### DATA

* * * * * * * * *

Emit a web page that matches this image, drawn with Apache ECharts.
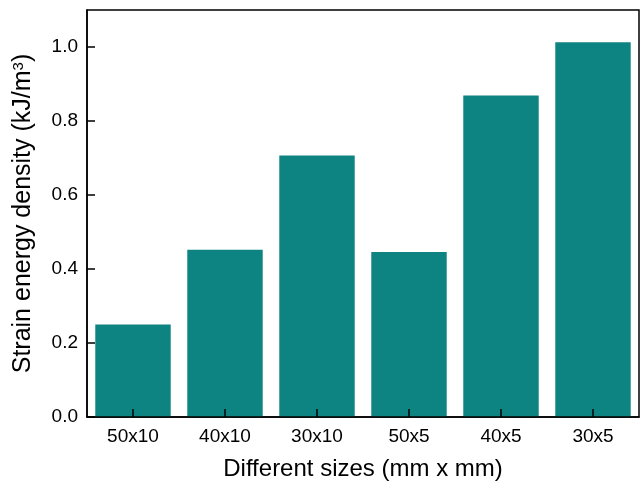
<!DOCTYPE html>
<html>
<head>
<meta charset="utf-8">
<script src="https://cdn.jsdelivr.net/npm/echarts@6/dist/echarts.min.js"></script>
<style>
  html, body { margin: 0; padding: 0; background: #fff; }
  #chart { width: 643px; height: 486px; }
</style>
</head>
<body>
<div id="chart"></div>
<script>
// sizes (mm x mm) and measured strain energy density (kJ/m^3)
const sizes = ['50x10', '40x10', '30x10', '50x5', '40x5', '30x5'];
const energy = [0.25, 0.452, 0.707, 0.446, 0.869, 1.013];
const yTickValues = [0, 0.2, 0.4, 0.6, 0.8, 1.0];
const yMax = 1.1;

const font = 'Arial, "Liberation Sans", sans-serif';
const chart = echarts.init(document.getElementById('chart'));

const tickStyle = { show: true, inside: true, length: 8, lineStyle: { color: '#000', width: 1.5 } };

const option = {
  animation: false,
  grid: {
    left: 87,
    right: 4,
    top: 10,
    bottom: 68,
    show: true,
    borderColor: '#000',
    borderWidth: 1.5,
  },
  xAxis: {
    type: 'category',
    data: sizes,
    boundaryGap: true,
    z: 10,
    name: 'Different sizes (mm x mm)',
    nameLocation: 'middle',
    nameGap: 40,
    nameTextStyle: { fontFamily: font, fontSize: 24, color: '#000' },
    axisLine: { lineStyle: { color: '#000', width: 1.5 } },
    axisTick: Object.assign({ alignWithLabel: true }, tickStyle),
    axisLabel: { fontFamily: font, fontSize: 19, color: '#000', margin: 10 },
    splitLine: { show: false },
  },
  yAxis: {
    type: 'value',
    min: 0,
    max: yMax,
    z: 10,
    name: 'Strain energy density (kJ/m{sup|3})',
    nameLocation: 'middle',
    nameGap: 51,
    nameTextStyle: {
      fontFamily: font,
      fontSize: 25,
      color: '#000',
      rich: {
        sup: { fontFamily: font, fontSize: 15, color: '#000', verticalAlign: 'top' },
      },
    },
    axisLine: { show: true, lineStyle: { color: '#000', width: 1.5 } },
    axisTick: Object.assign({ customValues: yTickValues }, tickStyle),
    axisLabel: {
      customValues: yTickValues,
      fontFamily: font,
      fontSize: 19,
      color: '#000',
      margin: 9,
      formatter: (v) => v.toFixed(1),
    },
    splitLine: { show: false },
  },
  series: [
    {
      type: 'bar',
      data: energy,
      barCategoryGap: '18%',
      itemStyle: { color: '#0E8482' },
    },
  ],
};

chart.setOption(option);
</script>
</body>
</html>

* * * * * * * * *

### WRITTEN INSTRUCTION
Leave out the pictures and output the rest of the material exactly as written.

### EXPECTED ANSWER
Emit a web page that matches this image, drawn with Apache ECharts.
<!DOCTYPE html>
<html>
<head>
<meta charset="utf-8">
<script src="https://cdn.jsdelivr.net/npm/echarts@6/dist/echarts.min.js"></script>
<style>
  html, body { margin: 0; padding: 0; background: #fff; }
  #chart { width: 643px; height: 486px; }
</style>
</head>
<body>
<div id="chart"></div>
<script>
// sizes (mm x mm) and measured strain energy density (kJ/m^3)
const sizes = ['50x10', '40x10', '30x10', '50x5', '40x5', '30x5'];
const energy = [0.25, 0.452, 0.707, 0.446, 0.869, 1.013];
const yTickValues = [0, 0.2, 0.4, 0.6, 0.8, 1.0];
const yMax = 1.1;

const font = 'Arial, "Liberation Sans", sans-serif';
const chart = echarts.init(document.getElementById('chart'));

const tickStyle = { show: true, inside: true, length: 8, lineStyle: { color: '#000', width: 1.5 } };

const option = {
  animation: false,
  grid: {
    left: 87,
    right: 4,
    top: 10,
    bottom: 68,
    show: true,
    borderColor: '#000',
    borderWidth: 1.5,
  },
  xAxis: {
    type: 'category',
    data: sizes,
    boundaryGap: true,
    z: 10,
    name: 'Different sizes (mm x mm)',
    nameLocation: 'middle',
    nameGap: 40,
    nameTextStyle: { fontFamily: font, fontSize: 24, color: '#000' },
    axisLine: { lineStyle: { color: '#000', width: 1.5 } },
    axisTick: Object.assign({ alignWithLabel: true }, tickStyle),
    axisLabel: { fontFamily: font, fontSize: 19, color: '#000', margin: 10 },
    splitLine: { show: false },
  },
  yAxis: {
    type: 'value',
    min: 0,
    max: yMax,
    z: 10,
    name: 'Strain energy density (kJ/m{sup|3})',
    nameLocation: 'middle',
    nameGap: 51,
    nameTextStyle: {
      fontFamily: font,
      fontSize: 25,
      color: '#000',
      rich: {
        sup: { fontFamily: font, fontSize: 15, color: '#000', verticalAlign: 'top' },
      },
    },
    axisLine: { show: true, lineStyle: { color: '#000', width: 1.5 } },
    axisTick: Object.assign({ customValues: yTickValues }, tickStyle),
    axisLabel: {
      customValues: yTickValues,
      fontFamily: font,
      fontSize: 19,
      color: '#000',
      margin: 9,
      formatter: (v) => v.toFixed(1),
    },
    splitLine: { show: false },
  },
  series: [
    {
      type: 'bar',
      data: energy,
      barCategoryGap: '18%',
      itemStyle: { color: '#0E8482' },
    },
  ],
};

chart.setOption(option);
</script>
</body>
</html>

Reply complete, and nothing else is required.